Starting at the top of the listing, extract every line up to and including the one with "import * as". Pictures stay out of the copy.

** begin Data section **

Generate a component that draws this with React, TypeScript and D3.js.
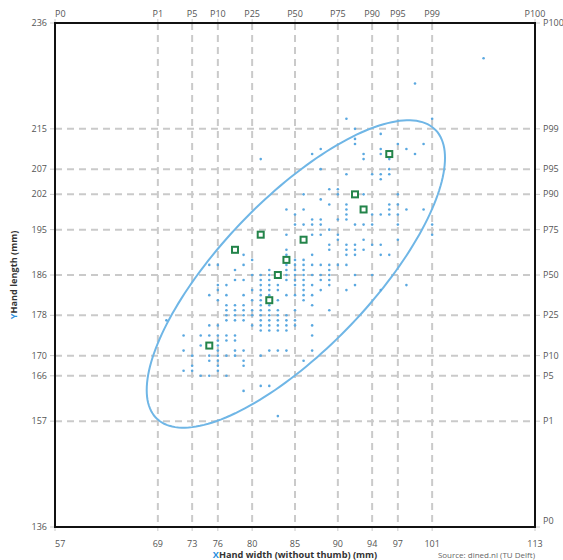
import React, { useRef, useEffect } from "react";
import * as d3 from "d3";

// percentile ticks for both axes
const xTickValues = [57, 69, 73, 76, 80, 85, 90, 94, 97, 101, 113];
const yTickValues = [136, 157, 166, 170, 178, 186, 195, 202, 207, 215, 236];
const percentileLabels = ["P0", "P1", "P5", "P10", "P25", "P50", "P75", "P90", "P95", "P99", "P100"];

// sample: hand length (rows) and the hand widths found on each row
const lengthRows = [
  229, 224, 217, 215, 214, 213, 212, 211, 210, 209, 207, 206, 205, 203, 202, 201, 200, 199, 198, 197,
  196, 195, 194, 193, 192, 191, 190, 189, 188, 187, 186, 185, 184, 183, 182, 181, 180, 179, 178, 177,
  176, 175, 174, 173, 172, 171, 170, 169, 168, 167, 166, 164, 163, 158,
];
const widthsPerRow = [
  [107], [99], [91, 101], [92], [95], [92], [92, 97, 100], [88, 95, 98], [87, 93, 95, 99], [81, 93, 96],
  [88, 96], [91, 94, 95, 96], [95], [89, 90], [86, 90, 93, 97], [88], [89, 91, 96, 97],
  [84, 86, 91, 96, 98, 100], [85, 91, 94, 95, 96, 97], [87, 88, 90, 91],
  [85, 86, 87, 88, 92, 93, 94, 97, 101], [89], [84, 87, 88, 90, 101], [90, 93, 97], [89, 91, 92, 94, 95],
  [84, 89, 91, 92, 93], [79, 84, 87, 91, 92, 95, 96], [80, 85, 86],
  [75, 76, 79, 84, 85, 86, 87, 88, 89, 90, 91], [78, 82, 84, 85, 86, 89],
  [80, 81, 82, 84, 85, 86, 87, 88, 89, 92, 94], [78, 79, 81, 82, 84, 85, 86, 88, 89],
  [76, 77, 81, 82, 83, 85, 86, 87, 89, 92, 98], [76, 80, 81, 82, 83, 86, 88, 91, 95],
  [75, 77, 79, 81, 82, 84, 85, 86, 87], [76, 80, 81, 83, 86], [77, 78, 79, 81, 82, 87],
  [77, 78, 79, 80, 81, 82, 83, 85, 89], [77, 78, 79, 80, 81, 82, 83, 84],
  [70, 77, 78, 79, 81, 82, 83, 84, 85], [75, 76, 80, 81, 82, 83, 84, 85, 87], [81, 82, 83, 84],
  [72, 74, 75, 76, 77, 78, 87], [76, 77, 78], [74, 76], [72, 76, 78, 79, 82, 83, 84, 87],
  [73, 75, 76, 77, 78, 81], [75, 76, 79, 86], [73, 76, 79], [72, 73, 76], [74, 75, 77], [81, 82], [79], [83],
];

// highlighted persons (green squares)
const markedWidth = [75, 78, 81, 82, 83, 84, 86, 92, 93, 96];
const markedLength = [172, 191, 194, 181, 186, 189, 193, 202, 199, 210];

// ellipse: center, half extents, correlation
const ellipseCenter = [85.1, 186.2];
const ellipseHalf = [17.4, 30.5];
const ellipseCorr = 0.755;

export default function App() {
  const ref = useRef<SVGSVGElement>(null);
  useEffect(() => {
    const width = 563;
    const height = 560;
    const svg = d3.select(ref.current);
    svg.selectAll("*").remove();
    svg.attr("width", width).attr("height", height);

    const left = 55, right = 535, top = 23, bottom = 527;
    const x = d3.scaleLinear().domain([57, 113]).range([left, right]);
    const y = d3.scaleLinear().domain([136, 236]).range([bottom, top]);
    const font = "'Open Sans', sans-serif";
    const grey = "#cacaca";

    // grid
    const grid = svg.append("g").attr("stroke", grey).attr("stroke-width", 2);
    grid.selectAll("line.v")
      .data(xTickValues.slice(1, -1))
      .join("line")
      .attr("x1", (d) => x(d)).attr("x2", (d) => x(d))
      .attr("y1", top).attr("y2", bottom)
      .attr("stroke-dasharray", "7,5");
    grid.selectAll("line.h")
      .data(yTickValues.slice(1, -1))
      .join("line")
      .attr("class", "h")
      .attr("y1", (d) => y(d)).attr("y2", (d) => y(d))
      .attr("x1", left).attr("x2", right)
      .attr("stroke-dasharray", "7,5");

    // small ticks outside the frame
    const ticks = svg.append("g").attr("stroke", grey).attr("stroke-width", 1);
    xTickValues.forEach((v) => {
      ticks.append("line").attr("x1", x(v)).attr("x2", x(v)).attr("y1", top - 4).attr("y2", top);
      ticks.append("line").attr("x1", x(v)).attr("x2", x(v)).attr("y1", bottom).attr("y2", bottom + 4);
    });
    yTickValues.forEach((v) => {
      ticks.append("line").attr("x1", left - 5).attr("x2", left).attr("y1", y(v)).attr("y2", y(v));
      ticks.append("line").attr("x1", right).attr("x2", right + 5).attr("y1", y(v)).attr("y2", y(v));
    });

    // ellipse
    const rr = Math.sqrt(1 - ellipseCorr * ellipseCorr);
    const ellPts = d3.range(0, 2 * Math.PI + 0.01, Math.PI / 90).map((t) => [
      ellipseCenter[0] + ellipseHalf[0] * Math.cos(t),
      ellipseCenter[1] + ellipseHalf[1] * (ellipseCorr * Math.cos(t) + rr * Math.sin(t)),
    ]);
    svg.append("path")
      .attr("d", d3.line<number[]>().x((d) => x(d[0])).y((d) => y(d[1])).curve(d3.curveLinearClosed)(ellPts))
      .attr("fill", "none")
      .attr("stroke", "#6fb6e6")
      .attr("stroke-width", 2);

    // sample dots
    const samples = lengthRows.flatMap((l, i) => widthsPerRow[i].map((w) => [w, l]));
    svg.append("g")
      .selectAll("circle")
      .data(samples)
      .join("circle")
      .attr("cx", (d) => x(d[0]))
      .attr("cy", (d) => y(d[1]))
      .attr("r", 1.3)
      .attr("fill", "#5aa8e0");

    // marked persons
    svg.append("g")
      .selectAll("rect")
      .data(markedWidth.map((w, i) => [w, markedLength[i]]))
      .join("rect")
      .attr("x", (d) => x(d[0]) - 3)
      .attr("y", (d) => y(d[1]) - 3)
      .attr("width", 6)
      .attr("height", 6)
      .attr("fill", "#fff")
      .attr("stroke", "#23844a")
      .attr("stroke-width", 2);

    // frame
    svg.append("rect")
      .attr("x", left).attr("y", top)
      .attr("width", right - left).attr("height", bottom - top)
      .attr("fill", "none").attr("stroke", "#111").attr("stroke-width", 2);

    // labels
    const lab = svg.append("g").attr("font-family", font).attr("font-size", 9).attr("fill", "#555");
    xTickValues.forEach((v, i) => {
      const anchor = i === 0 ? "start" : "middle";
      lab.append("text").attr("x", x(v)).attr("y", 16.5).attr("text-anchor", anchor).text(percentileLabels[i]);
      lab.append("text").attr("x", x(v)).attr("y", 546.5).attr("text-anchor", anchor).text(v);
    });
    yTickValues.forEach((v, i) => {
      lab.append("text").attr("x", left - 8).attr("y", y(v) + 3).attr("text-anchor", "end").text(v);
      lab.append("text").attr("x", right + 8).attr("y", i === 0 ? y(v) - 3 : y(v) + 3).text(percentileLabels[i]);
    });

    const xt = svg.append("text")
      .attr("x", (left + right) / 2).attr("y", 557.5)
      .attr("text-anchor", "middle")
      .attr("font-family", font).attr("font-size", 9.2).attr("font-weight", "bold").attr("fill", "#333");
    xt.append("tspan").attr("fill", "#2b8fde").text("X");
    xt.append("tspan").text("Hand width (without thumb) (mm)");

    const yt = svg.append("text")
      .attr("transform", `translate(17,${(top + bottom) / 2}) rotate(-90)`)
      .attr("text-anchor", "middle")
      .attr("font-family", font).attr("font-size", 9.2).attr("font-weight", "bold").attr("fill", "#333");
    yt.append("tspan").attr("fill", "#2b8fde").text("Y");
    yt.append("tspan").text("Hand length (mm)");

    svg.append("text")
      .attr("x", right).attr("y", 557.5)
      .attr("text-anchor", "end")
      .attr("font-family", font).attr("font-size", 8).attr("fill", "#666")
      .text("Source: dined.nl (TU Delft)");
  }, []);

  return (
    <div style={{ position: "absolute", left: 0, top: 0 }}>
      <svg ref={ref} />
    </div>
  );
}
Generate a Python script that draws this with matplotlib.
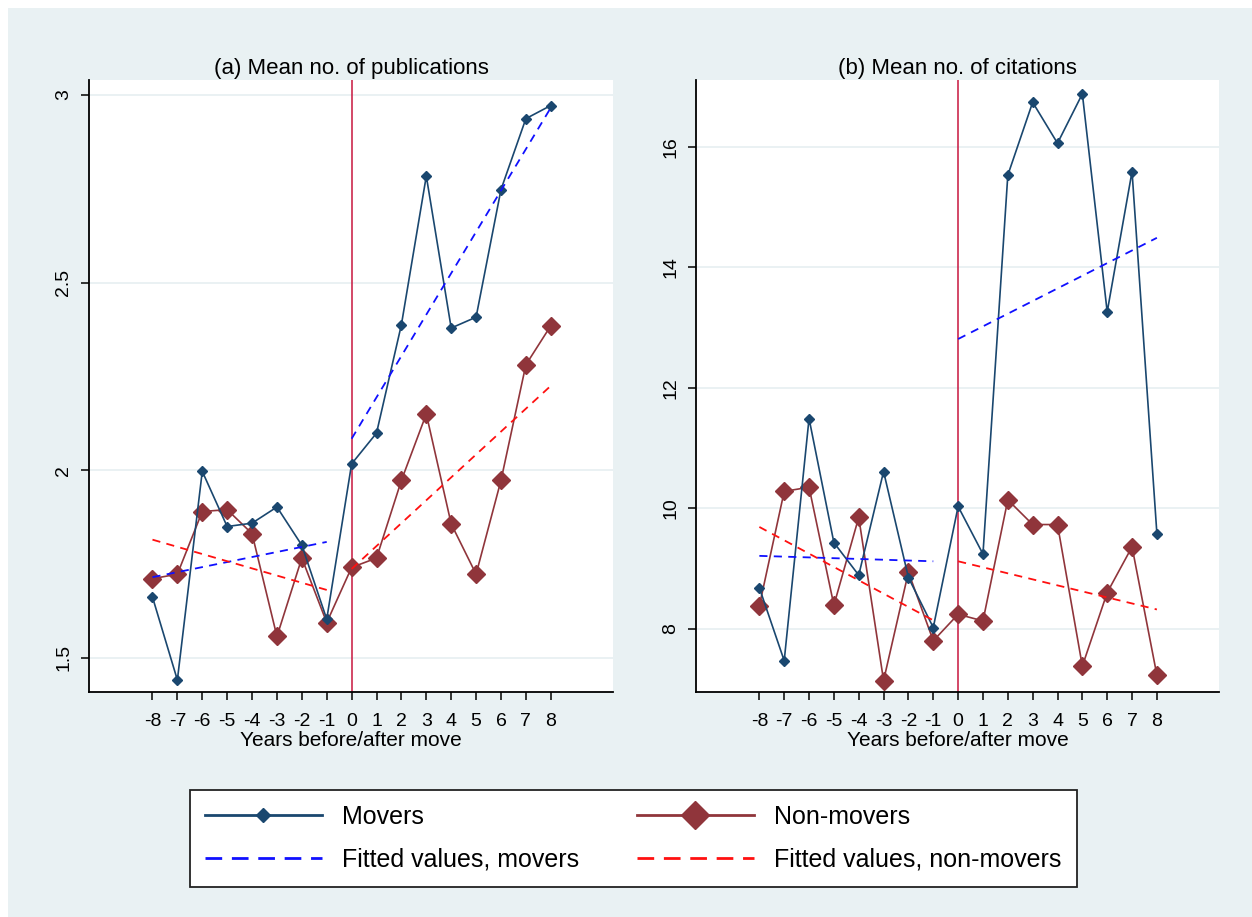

** end Data section **

Exercise solution:
Generate a component that draws this with React, TypeScript and D3.js.
import React, { useRef, useEffect } from "react";
import * as d3 from "d3";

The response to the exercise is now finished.